Katy Grannan, Nicole, Potrero Hill, 2006

Katy Grannan’s most evident talent is for inspiring trust in people already eager to shed not only their clothes but whatever vestiges of dignity might remain to them. The resulting photographs have not been very good. Her latest effort is The Westerns. In it, she gives us pictures of Gail and Dale, transsexual best friends, Nicole, a woman struggling with unspecified demons, and a couple of guys, equally troubled, whom she apparently stumbled across on the beach.

Why The Westerns? Grannan, we are told, considers her subjects to be “new pioneers” struggling “to define themselves under the scrutiny of relentless sunlight” in San Francisco, “a mythical destination and a real end-point where sunshine illuminates both the abject and the joyful.” What crap. “Abject” may be apt, but the sunlight in San Francisco is never relentless, and there is no joy in any of these pictures.


Diane Arbus, Mexican Dwarf in His Hotel Room, 1970

Instead, there is only Grannan’s exploitation of her subjects’ confusion and unhappiness.
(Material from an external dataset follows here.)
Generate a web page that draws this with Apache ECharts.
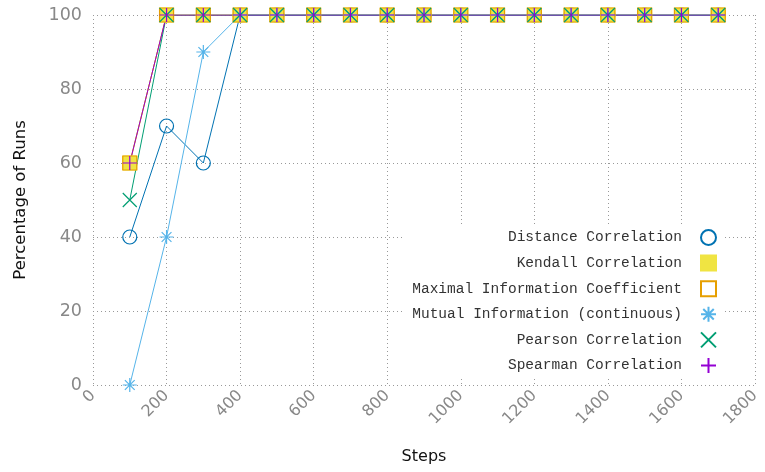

The extent of that exploitation is best illustrated by reference to another woman who photographed outsiders and was accused, in her day, of exploiting them. In fact, Diane Arbus’s freaks are paragons of dignity in comparison. Some of them are even joyful. That’s because Arbus knew all along that she was one of them. Grannan is just a tourist.


Katy Grannan, Gail, Point Lobos, 2006

Thus, the illuminating comparison is not with Arbus, but with the painter Andrew Wyeth, whose sticky taste for bathos is echoed even in that peculiar and creepy pose that Grannan’s subjects so often assume. As far as I’m concerned, one Christina’s World is enough. More than enough, really.


Andrew Wyeth, Christina's World, 1948

(At Fraenkel, until Saturday; also at Greenberg Van Doren and Salon 94.)